- **SHORT EXERCISE**
Exact reproduction of the data is required, with images excluded.

>> begin

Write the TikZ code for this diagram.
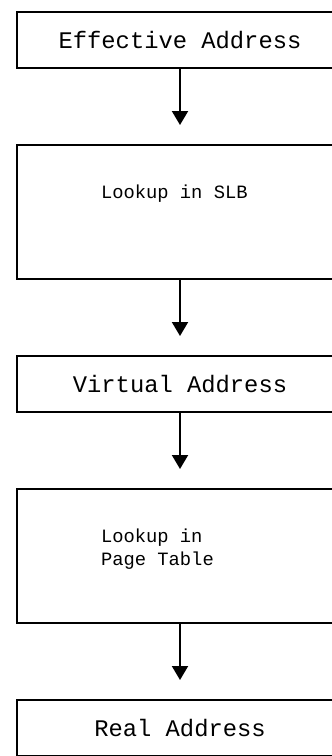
\documentclass[tikz,border=0pt]{standalone}
\usepackage{fontspec}
\setmonofont{Liberation Mono}
\usetikzlibrary{arrows.meta,positioning}
\tikzset{box/.style={draw,line width=2pt,outer sep=0pt,minimum width=326pt},
  addrbox/.style={box,minimum height=56pt,inner sep=0pt,
  font=\ttfamily\fontsize{23.8pt}{28pt}\selectfont},
  lookbox/.style={box,minimum height=134pt,inner xsep=84pt,inner ysep=0pt,
  text height=53pt,text depth=81pt,font=\ttfamily\fontsize{18.8pt}{23.5pt}\selectfont},
  flow/.style={-{Triangle[width=16pt,length=14pt]},line width=2pt,shorten >=20pt}}

\begin{document}
\begin{tikzpicture}[node distance=77pt]
\useasboundingbox (0,0) rectangle (332pt,-756pt);
\clip (0,0) rectangle (332pt,-756pt);
\node[addrbox] (eff) at (180pt,-40pt) {Effective Address};
\node[lookbox,below=of eff] (slb) {\parbox[t]{158pt}{\raggedright Lookup in SLB}};
\node[addrbox,below=of slb] (virt) {Virtual Address};
\node[lookbox,below=of virt] (ptab) {\parbox[t]{158pt}{\raggedright Lookup in\\Page Table}};
\node[addrbox,below=of ptab] (real) {Real Address};
\draw[flow] (eff)--(slb);
\draw[flow] (slb)--(virt);
\draw[flow] (virt)--(ptab);
\draw[flow] (ptab)--(real);
\end{tikzpicture}
\end{document}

>> end

- **RESULT OF THIS EXERCISE**
Write the TikZ code for this diagram.
\documentclass[tikz,border=0pt]{standalone}
\usepackage{fontspec}
\setmonofont{Liberation Mono}
\usetikzlibrary{arrows.meta,positioning}
\tikzset{box/.style={draw,line width=2pt,outer sep=0pt,minimum width=326pt},
  addrbox/.style={box,minimum height=56pt,inner sep=0pt,
  font=\ttfamily\fontsize{23.8pt}{28pt}\selectfont},
  lookbox/.style={box,minimum height=134pt,inner xsep=84pt,inner ysep=0pt,
  text height=53pt,text depth=81pt,font=\ttfamily\fontsize{18.8pt}{23.5pt}\selectfont},
  flow/.style={-{Triangle[width=16pt,length=14pt]},line width=2pt,shorten >=20pt}}

\begin{document}
\begin{tikzpicture}[node distance=77pt]
\useasboundingbox (0,0) rectangle (332pt,-756pt);
\clip (0,0) rectangle (332pt,-756pt);
\node[addrbox] (eff) at (180pt,-40pt) {Effective Address};
\node[lookbox,below=of eff] (slb) {\parbox[t]{158pt}{\raggedright Lookup in SLB}};
\node[addrbox,below=of slb] (virt) {Virtual Address};
\node[lookbox,below=of virt] (ptab) {\parbox[t]{158pt}{\raggedright Lookup in\\Page Table}};
\node[addrbox,below=of ptab] (real) {Real Address};
\draw[flow] (eff)--(slb);
\draw[flow] (slb)--(virt);
\draw[flow] (virt)--(ptab);
\draw[flow] (ptab)--(real);
\end{tikzpicture}
\end{document}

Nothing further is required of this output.